(National Prosperity Association of St. Louis.)
[PROGRESSIVE SAFETY IN RAILWAY OPERATION]
By A. H. Smith, Vice-President of the N. Y. C. & H. R. R. Co.
An Address Delivered Before the National Association of Railroad Commissioners, at their Annual Convention, held in Washington, D. C., November 16, 1909.
In examining into the state of an art of such far-reaching importance and such diversified nature as that of transportation by rail, it seems necessary to acquaint ourselves with its beginnings and growth; to determine the elements upon which its development relies and the necessity which has invoked the various steps of improvement in the plant devoted to transportation and the art of employing and controlling it in the performance of a public service.
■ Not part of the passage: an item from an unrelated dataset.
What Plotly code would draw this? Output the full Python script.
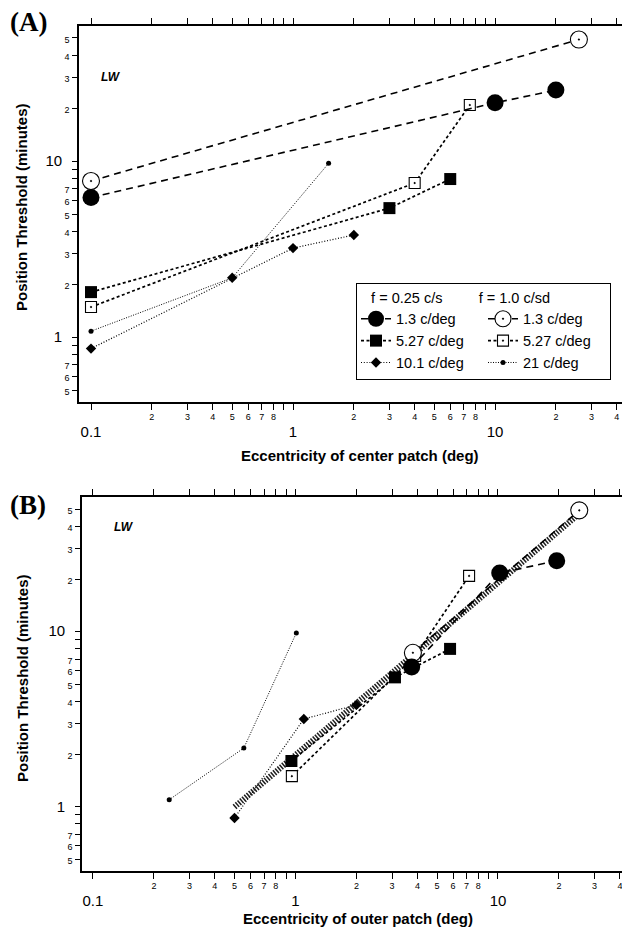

The lay observer will scarcely appreciate, in the absence of the actual analysis, that there exists so many branches of this subject, each branch of which, by itself, may be considered the object of a separate professional science and a distinct human industry.
EARLY RAILROAD HISTORY.
Railways had their origin in tramways laid over 200 years ago in the mineral districts of England, which conveyed coal to the sea. Animal motive power was used. By the discovery, in 1814, of the adhesion of a smooth wheel to a smooth rail, it became possible to consider the employment of the tractive power of a rolling locomotive, and for some time subsequent to this, to the trial trip of the "Rocket," in 1829, which may be described as the first successful steam locomotive, the experiments were along these lines.